Two weeks after being diagnosed with the coronavirus illness, Dr. Julie John says her body is showing signs of recovery, but she’s not where she’s supposed to be.

“I am 38 years old and my body is not healing fast enough,” John said during a CNN interview on Monday.

The New Jersey doctor says she was reluctant to call 911 when she first suspected she might have COVID-19, because she didn’t want her 6-year-old and 8-year-old children to see the paramedics intubate her.

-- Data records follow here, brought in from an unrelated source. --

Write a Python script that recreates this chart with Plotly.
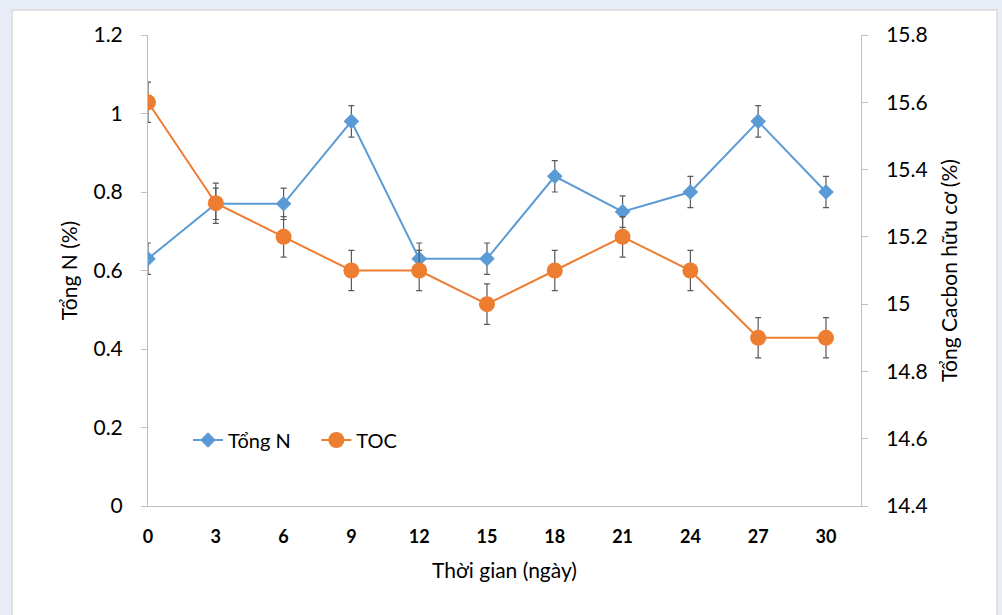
import plotly.graph_objects as go

days = [0, 3, 6, 9, 12, 15, 18, 21, 24, 27, 30]
tong_n = [0.63, 0.77, 0.77, 0.98, 0.63, 0.63, 0.84, 0.75, 0.80, 0.98, 0.80]
tong_n_err = [0.04] * 11
toc = [15.6, 15.3, 15.2, 15.1, 15.1, 15.0, 15.1, 15.2, 15.1, 14.9, 14.9]
toc_err = [0.06] * 11

FONT = "Lato"
L, R, T, B = 148, 861, 35, 506
W, H = 1002, 615
pw, ph = R - L, B - T

fig = go.Figure()
fig.add_trace(go.Scatter(
    x=days, y=tong_n, name="Tổng N    ", mode="lines+markers",
    line=dict(color="#5B9BD5", width=2),
    marker=dict(symbol="diamond", size=12, color="#5B9BD5"),
    error_y=dict(type="data", array=tong_n_err, color="#595959", thickness=1.2, width=3),
))
fig.add_trace(go.Scatter(
    x=days, y=toc, name="TOC", mode="lines+markers", yaxis="y2",
    line=dict(color="#ED7D31", width=2),
    marker=dict(symbol="circle", size=16, color="#ED7D31"),
    error_y=dict(type="data", array=toc_err, color="#595959", thickness=1.2, width=3),
))

fig.add_shape(type="rect", xref="paper", yref="paper", layer="below",
              x0=(12 - L) / pw, x1=(997 - L) / pw,
              y0=(B - 640) / ph, y1=(B - 10) / ph,
              fillcolor="white", line=dict(color="#D9D9D9", width=1.5))

fig.update_layout(
    width=W, height=H,
    margin=dict(l=L, r=W - R, t=T, b=H - B),
    paper_bgcolor="#E8ECF6", plot_bgcolor="white",
    font=dict(family=FONT, color="#000000", size=18),
    showlegend=True,
    legend=dict(orientation="h", x=(188 - L) / pw, y=(B - 440) / ph,
                xanchor="left", yanchor="middle", bgcolor="rgba(0,0,0,0)",
                font=dict(family=FONT, size=20), itemwidth=30),
    xaxis=dict(range=[0, 31.55], tickmode="array", tickvals=days,
               ticktext=[f"<b>{d}</b>" for d in days],
               showgrid=False, zeroline=False, showline=True,
               linecolor="#BFBFBF", linewidth=1, ticks="",
               tickfont=dict(size=18), ticklabelstandoff=14,
               title=dict(text="Thời gian (ngày)", font=dict(size=21), standoff=17)),
    yaxis=dict(range=[0, 1.2], dtick=0.2, showgrid=False, zeroline=False,
               showline=True, linecolor="#BFBFBF", linewidth=1,
               ticks="outside", ticklen=6, tickcolor="#BFBFBF",
               tickfont=dict(size=21), ticklabelstandoff=14,
               title=dict(text="Tổng N (%)", font=dict(size=21), standoff=10)),
    yaxis2=dict(range=[14.4, 15.8], dtick=0.2, overlaying="y", side="right",
                showgrid=False, zeroline=False, showline=True,
                linecolor="#BFBFBF", linewidth=1,
                ticks="outside", ticklen=6, tickcolor="#BFBFBF",
                tickfont=dict(size=21), ticklabelstandoff=14,
                title=dict(text="Tổng Cacbon hữu cơ (%)", font=dict(size=21), standoff=15)),
)

fig.write_html("out.html", config={"displayModeBar": False},
               post_script="document.body.style.margin='0';document.body.style.background='#E8ECF6';document.body.style.overflow='hidden';")
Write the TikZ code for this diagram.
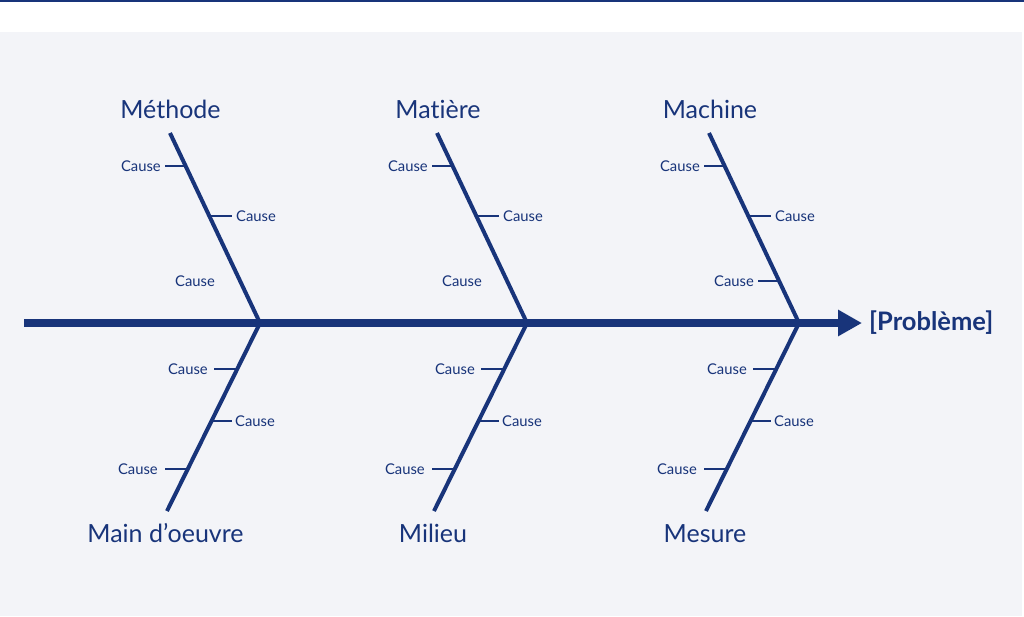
\documentclass[tikz,border=0pt]{standalone}
\usepackage{fontspec}
\setmainfont{Lato}[Ligatures={NoCommon,NoRare}]
\usetikzlibrary{arrows.meta}
\definecolor{navy}{RGB}{24,52,122}
\definecolor{bgc}{RGB}{243,244,248}
\begin{document}
\begin{tikzpicture}[x=1pt,y=-1pt,
  bone/.style={navy,line width=4pt},
  tickln/.style={navy,line width=2pt},
  spine/.style={navy,line width=8pt,-{Triangle[length=24pt,width=25pt]}},
  causelbl/.style={text=navy,font=\fontsize{14.8}{16}\selectfont,inner sep=0pt},
  catlbl/.style={text=navy,font=\fontsize{25}{28}\selectfont,inner sep=0pt,anchor=base},
  problbl/.style={text=navy,font=\fontsize{25.5}{28}\selectfont\bfseries,inner sep=0pt,anchor=west},
]
\useasboundingbox (0,0) rectangle (1024,616);
\fill[white] (0,0) rectangle (1024,32);
\fill[bgc] (0,32) rectangle (1022,616);
\fill[navy] (0,0) rectangle (1024,2);

% spine
\coordinate (tail) at (24,323);
\node[problbl] (prob) at (869,323) {[Problème]};
\coordinate (head) at (862,323);

\foreach \i/\dx in {0/0,1/267,2/539}{
  \begin{scope}[xshift=\dx pt]
    \coordinate (top\i) at (170,133);
    \coordinate (j\i) at (260,323);
    \coordinate (bot\i) at (167,511);
    \draw[bone] (top\i) -- (j\i) -- (bot\i);
    % upper causes
    \coordinate (ua\i) at (185.6,166);
    \coordinate (uae\i) at (165,166);
    \draw[tickln] (ua\i) -- (uae\i);
    \node[causelbl,anchor=east] (cua\i) at (161,166) {Cause};
    \coordinate (ub\i) at (209.3,216);
    \coordinate (ube\i) at (232,216);
    \draw[tickln] (ub\i) -- (ube\i);
    \node[causelbl,anchor=west] (cub\i) at (236,216) {Cause};
    \node[causelbl,anchor=west] (cuc\i) at (175,281) {Cause};
    % lower causes
    \coordinate (la\i) at (237.2,369);
    \coordinate (lae\i) at (214,369);
    \draw[tickln] (la\i) -- (lae\i);
    \node[causelbl,anchor=east] (cla\i) at (208,369) {Cause};
    \coordinate (lb\i) at (211.5,421);
    \coordinate (lbe\i) at (232,421);
    \draw[tickln] (lb\i) -- (lbe\i);
    \node[causelbl,anchor=west] (clb\i) at (235,421) {Cause};
    \coordinate (lc\i) at (187.8,469);
    \coordinate (lce\i) at (165,469);
    \draw[tickln] (lc\i) -- (lce\i);
    \node[causelbl,anchor=east] (clc\i) at (158,469) {Cause};
  \end{scope}
}
% extra tick on Machine's third cause
\coordinate (uc2) at (779,281);
\coordinate (uce2) at (758,281);
\draw[tickln] (uc2) -- (uce2);

\draw[spine] (tail) -- (head);

% category labels
\node[catlbl] (methode) at (170.5,118) {Méthode};
\node[catlbl] (matiere) at (438,118) {Matière};
\node[catlbl] (machine) at (710,118) {Machine};
\node[catlbl] (main) at (165.5,542) {Main d’oeuvre};
\node[catlbl] (milieu) at (433,542) {Milieu};
\node[catlbl] (mesure) at (705,542) {Mesure};
\end{tikzpicture}
\end{document}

“I couldn't catch my breath because I was drowning in my lungs and I was breathing faster and I checked my home pulse ox – it was down to almost 85,” John said. “I knew if I called 911, what an EMT would want to do to somebody like me, who was working hard to breathe.”

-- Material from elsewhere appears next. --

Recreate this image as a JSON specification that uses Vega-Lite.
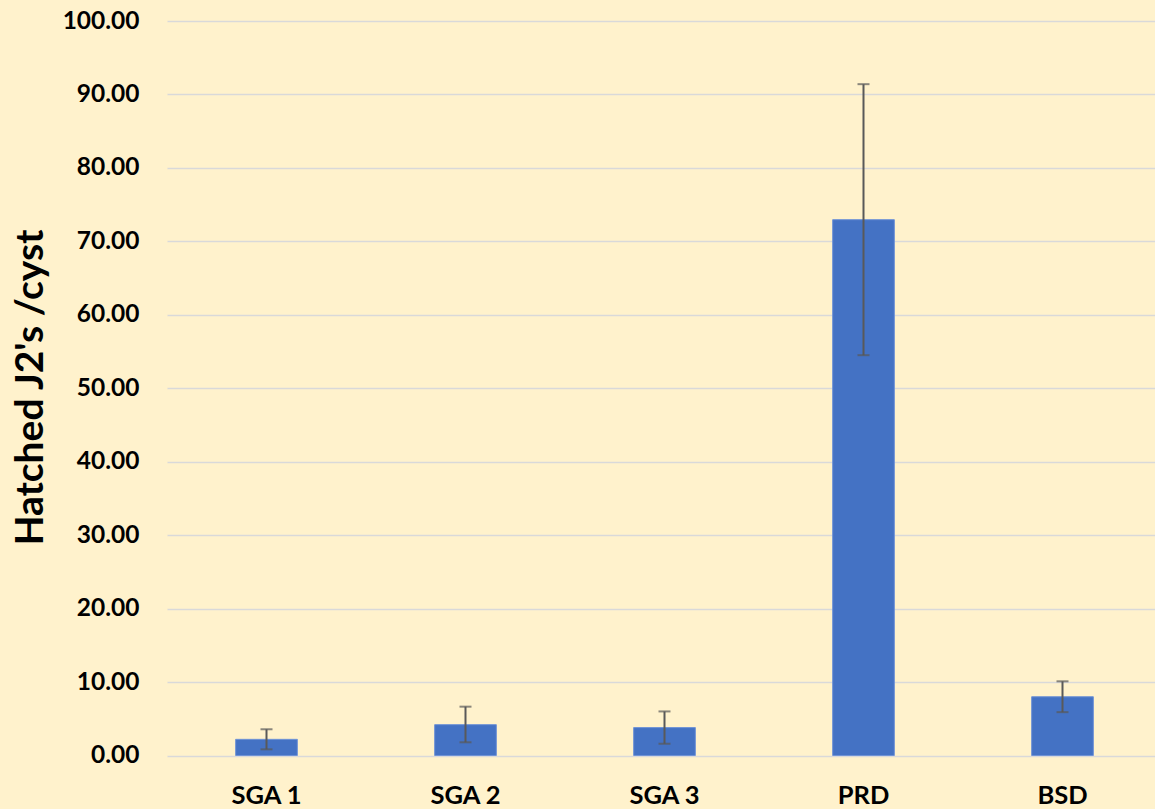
{
  "$schema": "https://vega.github.io/schema/vega-lite/v6.json",
  "autosize": {"type": "none"},
  "padding": {"left": 167, "top": 21, "right": 0, "bottom": 53.5},
  "width": 995,
  "height": 734.5,
  "background": "#FFF2CC",
  "config": {
    "view": {"stroke": null},
    "font": "Lato"
  },
  "data": {
    "values": [
      {"group": "SGA 1", "mean": 2.2, "lo": 0.84, "hi": 3.57},
      {"group": "SGA 2", "mean": 4.2, "lo": 1.8, "hi": 6.65},
      {"group": "SGA 3", "mean": 3.8, "lo": 1.6, "hi": 6.0},
      {"group": "PRD", "mean": 72.95, "lo": 54.5, "hi": 91.4},
      {"group": "BSD", "mean": 8.0, "lo": 5.9, "hi": 10.1}
    ]
  },
  "encoding": {
    "x": {
      "field": "group",
      "type": "nominal",
      "sort": null,
      "scale": {"paddingInner": 0.69, "paddingOuter": 0.345},
      "axis": {
        "title": null,
        "labelAngle": 0,
        "domain": false,
        "ticks": false,
        "labelFontSize": 25.5,
        "labelFontWeight": "bold",
        "labelColor": "#000000",
        "labelBaseline": "middle",
        "labelPadding": 40
      }
    }
  },
  "layer": [
    {
      "mark": {"type": "bar", "color": "#4472C4", "stroke": "#6F93D6", "strokeWidth": 1},
      "encoding": {
        "y": {
          "field": "mean",
          "type": "quantitative",
          "scale": {"domain": [0, 100], "nice": false},
          "axis": {
            "title": "Hatched J2's /cyst",
            "titleFontSize": 39,
            "titleFontWeight": "bold",
            "titleColor": "#000000",
            "titleAngle": -90,
            "titleX": -137,
            "titleY": 366,
            "titleAlign": "center",
            "titleBaseline": "middle",
            "values": [0, 10, 20, 30, 40, 50, 60, 70, 80, 90, 100],
            "format": ".2f",
            "domain": false,
            "ticks": false,
            "labelPadding": 28,
            "labelFontSize": 24.5,
            "labelFontWeight": "bold",
            "labelColor": "#000000",
            "grid": true,
            "gridColor": "#D9D9D9",
            "gridWidth": 1.5
          }
        }
      }
    },
    {
      "mark": {"type": "rule", "color": "#595959", "strokeWidth": 2},
      "encoding": {
        "y": {"field": "lo", "type": "quantitative"},
        "y2": {"field": "hi"}
      }
    },
    {
      "mark": {"type": "tick", "color": "#595959", "orient": "horizontal", "size": 12, "thickness": 2},
      "encoding": {
        "y": {"field": "lo", "type": "quantitative"}
      }
    },
    {
      "mark": {"type": "tick", "color": "#595959", "orient": "horizontal", "size": 12, "thickness": 2},
      "encoding": {
        "y": {"field": "hi", "type": "quantitative"}
      }
    }
  ]
}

The doctor ended up making a video to say goodbye to her kids. If she ended up passing away from the disease, she says they would have gotten the video in five years.

“I was so short of breath, I couldn't breathe,” said John. “I just wanted to tell my kids that they are the most important thing in the world to me. Mommy was a doctor. But I never stopped caring about them and, you know, things like treat the world good. It's been great to us. I love you and I want to be there, but I can't.”

John hasn’t been able to see her children since being diagnosed, so she’s been facetiming with them to keep in contact. One of kids understands that she’s a doctor, knows what John is going through and actually asks her if she’s going to die like her patients.

“I spoke to my son and my daughter says ‘mommy, like, are you going to be like the patients that you treat who are dying?’ And yesterday, I showed them the video and my daughter said, ‘oh, but you're alive and you made this video?’ I said ‘yes. By god's grace I’m alive.’ The fear that I might get sick, I’m not Dr. John anymore. I'm a mom and a mom very scared of this still.”

John says she has another seven to 14 days to go before she can hug her kids.

“How am I dealing with it emotionally? My community, my friends, my family, my 66-year-old mother, who is my strength and my kids who facetime and send me messages and I get to see them for an hour a day at most,” said John.